October 27, 2006
Housing weakness slows economy
by EPI economist L. Josh Bivens
The Bureau of Economic Analysis (BEA) reported today that gross domestic product (GDP) in the U.S. economy grew 1.6% in the 3rd quarter of this year, down from 2.6% in the previous quarter. This is the slowest growth rate since the first quarter of 2003, and this also brings the average for the past year below 3% for the first time since 2003. A large drag on growth in this quarter came again from the weak housing sector, with residential investment falling by over 17%, subtracting 1.1% off total GDP. The housing sector and its persistent weakness continue to grow as macroeconomic concerns: both its growth rate and its share of total GDP have been in recent sharp decline (see the chart below).
The personal savings rate remained negative for the 6th consecutive quarter (-0.5%). Domestic demand growth was essentially unchanged from the previous quarter, rising to 2.1% from 2.0%. A key measure of core prices (the “market-based” deflator for personal consumption expenditures, minus food and energy) slowed in the latest quarter, rising 2.0% compared to 2.6% growth in the previous quarter.
Fast growth in consumption expenditures (especially autos) added 2.13% to growth, while government expenditures (led by state and local spending) added 0.37%. Investment and net exports (the trade balance) subtracted 0.24% and 0.58%, respectively. The trade balance’s negative contribution is especially troubling, as the previous quarter’s report showed a rare positive contribution from trade. Import growth outpaced export growth 7.8% to 6.5%. Given the already-existing trade deficits, exports will have to grow roughly 50% faster than imports for trade to have a positive effect on GDP growth.

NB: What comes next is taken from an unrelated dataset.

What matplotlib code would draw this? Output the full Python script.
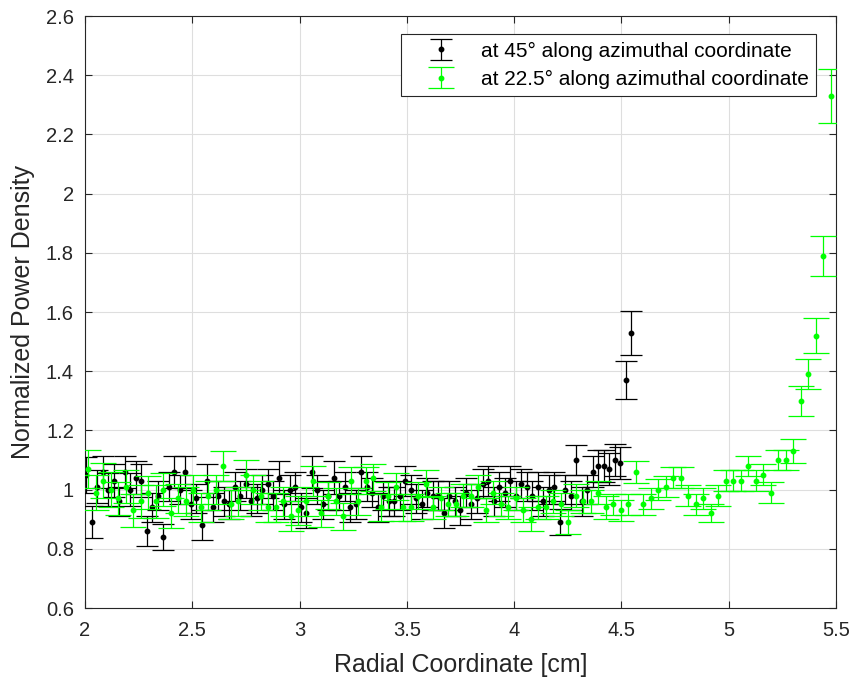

In short, this report describes a weak economy. This quarter’s weaknesses (the housing sector and the trade gap) don’t look like they will turn around anytime soon, while its strengths (like motor vehicle output, which added 0.72% to GDP, or almost half of the total) are in notoriously volatile sectors that are unlikely to repeat their strong performance in upcoming quarters. Further, when the currently negative savings rate eventually shifts course into positive territory, this will drag on consumption growth and need to be filled in by other components of GDP.
Given the slow growth rate, the continuation of weak housing and trade performance, and the deceleration in core inflation in this report, the argument seems strong for the Federal Reserve to begin cutting interest rates in its next meeting of the open market committee. The past year’s growth is well below any serious estimate of the economy’s potential, and a key part of the Fed’s job has to be maximizing this potential.